Trump’s telephone conversation with Sisi and Macron came five days after he discussed the Libyan war with Turkish President Recep Tayyip Erdogan.

Political analysts said the US understands the negative repercussion of Libya’s war on the region.

However, they said Washington does not seem ready to make any serious initiative to directly intervene in the crisis.

Mirette Mabrouk, a senior fellow and director of the Egypt program at the Middle East Institute, wrote Monday, “Despite rising tensions, exacerbated by chest-thumping nationalism on the ground in Libya and in both Egypt and Turkey, there are many reasons to hope that military escalation will be avoided.”

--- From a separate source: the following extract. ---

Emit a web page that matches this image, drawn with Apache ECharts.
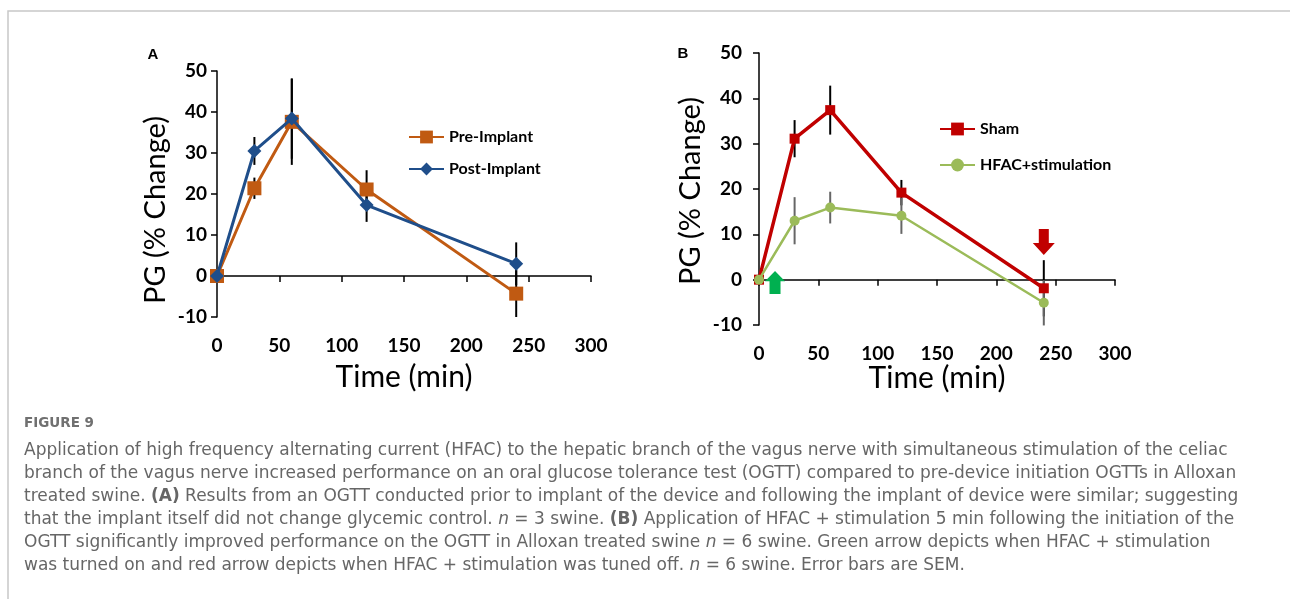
<!DOCTYPE html>
<html>
<head>
<meta charset="utf-8">
<script src="https://cdn.jsdelivr.net/npm/echarts@6/dist/echarts.min.js"></script>
<style>
html,body{margin:0;padding:0;background:#fff;}
#chart{width:1290px;height:599px;}
</style>
</head>
<body>
<div id="chart"></div>
<script>
// ---- data ----
const timesA = [0, 30, 60, 120, 240];
const preImplant = [0, 21.4, 37.6, 21.1, -4.3];
const preImplantSEM = [0, 2.6, 10.5, 4.7, 5.7];
const postImplant = [0, 30.5, 38.4, 17.3, 3.0];
const postImplantSEM = [0, 3.4, 9.8, 4.1, 5.2];

const timesB = [0, 30, 60, 120, 240];
const sham = [0, 31.1, 37.4, 19.2, -1.9];
const shamSEM = [0, 4.1, 5.4, 2.8, 6.2];
const hfac = [0, 13.0, 15.9, 14.1, -5.1];
const hfacSEM = [0, 5.2, 3.5, 4.0, 5.0];

const arrowOn = [13.5, -0.6];   // green arrow (HFAC on)
const arrowOff = [240, 8.3];    // red arrow (HFAC off)

const xTicks = [0, 50, 100, 150, 200, 250, 300];
const yTicks = [-10, 0, 10, 20, 30, 40, 50];

const captionTitle = 'FIGURE 9';
const captionLines = [
  'Application of high frequency alternating current (HFAC) to the hepatic branch of the vagus nerve with simultaneous stimulation of the celiac',
  'branch of the vagus nerve increased performance on an oral glucose tolerance test (OGTT) compared to pre-device initiation OGTTs in Alloxan',
  'treated swine. {b|(A)} Results from an OGTT conducted prior to implant of the device and following the implant of device were similar; suggesting',
  'that the implant itself did not change glycemic control. {i|n} = 3 swine. {b|(B)} Application of HFAC + stimulation 5 min following the initiation of the',
  'OGTT significantly improved performance on the OGTT in Alloxan treated swine {i|n} = 6 swine. Green arrow depicts when HFAC + stimulation',
  'was turned on and red arrow depicts when HFAC + stimulation was tuned off. {i|n} = 6 swine. Error bars are SEM.'
];

// ---- helpers ----
const pairs = (xs, ys) => xs.map((x, i) => [x, ys[i]]);
const errs = (xs, ys, es) => xs.map((x, i) => [x, ys[i] - es[i], ys[i] + es[i]]).filter((d, i) => es[i] > 0);

function errSeries(xi, yi, data, color, width) {
  return {
    type: 'custom', xAxisIndex: xi, yAxisIndex: yi, z: 1, silent: true,
    data: data,
    renderItem: function (params, api) {
      const p1 = api.coord([api.value(0), api.value(1)]);
      const p2 = api.coord([api.value(0), api.value(2)]);
      return { type: 'line', shape: { x1: p1[0], y1: p1[1], x2: p2[0], y2: p2[1] },
        style: { stroke: color, lineWidth: width } };
    }
  };
}

const FONT = 'Lato';
function xAxisDef(gi) {
  return {
    type: 'value', gridIndex: gi, min: 0, max: 300, interval: 50,
    axisLine: { lineStyle: { color: '#000', width: 1.5 } },
    axisTick: { show: true, length: 6, lineStyle: { color: '#000', width: 1.5 } },
    axisLabel: { color: '#000', fontFamily: FONT, fontWeight: 'bold', fontSize: 19, margin: 19,
      formatter: v => xTicks.includes(v) ? String(v) : '' },
    splitLine: { show: false }
  };
}
function yAxisDef(gi) {
  return {
    type: 'value', gridIndex: gi, min: -10, max: 50, interval: 10,
    axisLine: { show: true, onZero: false, lineStyle: { color: '#000', width: 1.5 } },
    axisTick: { show: true, length: 6, lineStyle: { color: '#000', width: 1.5 } },
    axisLabel: { color: '#000', fontFamily: FONT, fontWeight: 'bold', fontSize: 19, margin: gi === 0 ? 10 : 17,
      formatter: v => yTicks.includes(v) ? String(v) : '' },
    splitLine: { show: false }
  };
}

const C_PRE = '#C05A12', C_POST = '#1F4E8A', C_SHAM = '#C00000', C_HFAC = '#9BBB59';

const CAP_X = 24;
const CAP_SIZE = 17;
const CAP_COLOR = '#666';
const captionGraphics = [
  { type: 'text', x: CAP_X, y: 423, style: { text: captionTitle, font: 'bold 13.5px "DejaVu Sans"', fill: '#707070', textVerticalAlign: 'middle' } }
].concat(captionLines.map((t, i) => ({
  type: 'text', x: CAP_X, y: 451 + i * 23,
  style: {
    text: t, fontFamily: 'DejaVu Sans', fontSize: CAP_SIZE, fill: CAP_COLOR, textVerticalAlign: 'middle',
    rich: { b: { fontWeight: 'bold', fontFamily: 'DejaVu Sans', fontSize: CAP_SIZE, fill: CAP_COLOR },
            i: { fontStyle: 'italic', fontFamily: 'DejaVu Sans', fontSize: CAP_SIZE, fill: CAP_COLOR } }
  }
})));

const option = {
  animation: false,
  backgroundColor: '#fff',
  grid: [
    { left: 217, top: 71, width: 374, height: 246 },
    { left: 759, top: 53, width: 356, height: 272 }
  ],
  xAxis: [xAxisDef(0), xAxisDef(1)],
  yAxis: [yAxisDef(0), yAxisDef(1)],
  legend: [
    { orient: 'vertical', left: 408, top: 129, padding: 0, itemWidth: 35, itemHeight: 16, itemGap: 16,
      data: ['Pre-Implant', 'Post-Implant'],
      textStyle: { fontFamily: FONT, fontWeight: 'bold', fontSize: 16, color: '#000' } },
    { orient: 'vertical', left: 939, top: 121, padding: 0, itemWidth: 35, itemHeight: 16, itemGap: 20,
      data: ['Sham', 'HFAC+stimulation'],
      textStyle: { fontFamily: FONT, fontWeight: 'bold', fontSize: 16, color: '#000' } }
  ],
  graphic: [
    { type: 'rect', shape: { x: 8, y: 11, width: 1290, height: 600 }, style: { fill: 'none', stroke: '#c8c8c8', lineWidth: 1.5 }, z: 0 },
    { type: 'text', x: 153, y: 55, style: { text: 'A', font: 'bold 15px "Liberation Sans"', fill: '#000', textAlign: 'center', textVerticalAlign: 'middle' } },
    { type: 'text', x: 683, y: 54, style: { text: 'B', font: 'bold 15px "Liberation Sans"', fill: '#000', textAlign: 'center', textVerticalAlign: 'middle' } },
    { type: 'text', x: 156, y: 210, rotation: Math.PI / 2, style: { text: 'PG (% Change)', font: '29px ' + FONT, fill: '#000', textAlign: 'center', textVerticalAlign: 'middle' } },
    { type: 'text', x: 691, y: 191, rotation: Math.PI / 2, style: { text: 'PG (% Change)', font: '29px ' + FONT, fill: '#000', textAlign: 'center', textVerticalAlign: 'middle' } },
    { type: 'text', x: 404, y: 377, style: { text: 'Time (min)', font: '30px ' + FONT, fill: '#000', textAlign: 'center', textVerticalAlign: 'middle' } },
    { type: 'text', x: 937, y: 378, style: { text: 'Time (min)', font: '30px ' + FONT, fill: '#000', textAlign: 'center', textVerticalAlign: 'middle' } }
  ].concat(captionGraphics),
  series: [
    errSeries(0, 0, errs(timesA, preImplant, preImplantSEM), '#000', 2),
    errSeries(0, 0, errs(timesA, postImplant, postImplantSEM), '#000', 2),
    errSeries(1, 1, errs(timesB, sham, shamSEM), '#000', 2),
    errSeries(1, 1, errs(timesB, hfac, hfacSEM), '#666', 2),
    { name: 'Pre-Implant', type: 'line', xAxisIndex: 0, yAxisIndex: 0, z: 3,
      data: pairs(timesA, preImplant), symbol: 'rect', symbolSize: 14,
      lineStyle: { color: C_PRE, width: 3 }, itemStyle: { color: C_PRE } },
    { name: 'Post-Implant', type: 'line', xAxisIndex: 0, yAxisIndex: 0, z: 4,
      data: pairs(timesA, postImplant), symbol: 'diamond', symbolSize: 14,
      lineStyle: { color: C_POST, width: 3 }, itemStyle: { color: C_POST } },
    { name: 'Sham', type: 'line', xAxisIndex: 1, yAxisIndex: 1, z: 3,
      data: pairs(timesB, sham), symbol: 'rect', symbolSize: 10,
      lineStyle: { color: C_SHAM, width: 3.5 }, itemStyle: { color: C_SHAM },
      markPoint: { silent: true, label: { show: false },
        data: [{ coord: arrowOff, symbol: 'path://M6,0 L16,0 L16,14 L22,14 L11,26 L0,14 L6,14 Z', symbolSize: [22, 26], symbolKeepAspect: false, itemStyle: { color: C_SHAM } }] } },
    { name: 'HFAC+stimulation', type: 'line', xAxisIndex: 1, yAxisIndex: 1, z: 4,
      data: pairs(timesB, hfac), symbol: 'circle', symbolSize: 10,
      lineStyle: { color: C_HFAC, width: 2.5 }, itemStyle: { color: C_HFAC },
      markPoint: { silent: true, label: { show: false },
        data: [{ coord: arrowOn, symbol: 'path://M10,0 L20,10 L15.5,10 L15.5,22 L4.5,22 L4.5,10 L0,10 Z', symbolSize: [20, 23], symbolKeepAspect: false, itemStyle: { color: '#00B050' } }] } }
  ]
};

const chart = echarts.init(document.getElementById('chart'), null, { renderer: 'canvas' });
chart.setOption(option);
</script>
</body>
</html>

She said Egypt’s stated position has always been for a diplomatic resolution to Libya’s war and that Sisi’s talks with Libyan National Army leader Khalifa Haftar in Cairo yielded the Cairo Declaration, a diplomatic initiative that would start a ceasefire and political negotiations and ensure the LNA’s autonomy by nullifying the 2015 UN-brokered agreement that led to the creation of the Government of National Accord (GNA).

“Turkey isn’t particularly heavily invested in terms of actual deployed troops and therefore it has less to lose. Egypt, while keen on protecting its border and interests, has no desire to bog itself down in a military quagmire,” Mabrouk wrote.

A study conducted by a team of Columbia University researchers has revealed Ankara’s deep ties with terror organizations.

The study has said that Turkish soldiers have allowed ISIS terrorists to cross the Turkish-Syrian border with the permission of Ankara.

“To limit Turkey’s aggression, America must put in place a “maximum pressure” campaign on its economy as we did to Iran. The more passes we give to Turkey, the more difficult it will be to constrain it in the future,” the researchers wrote.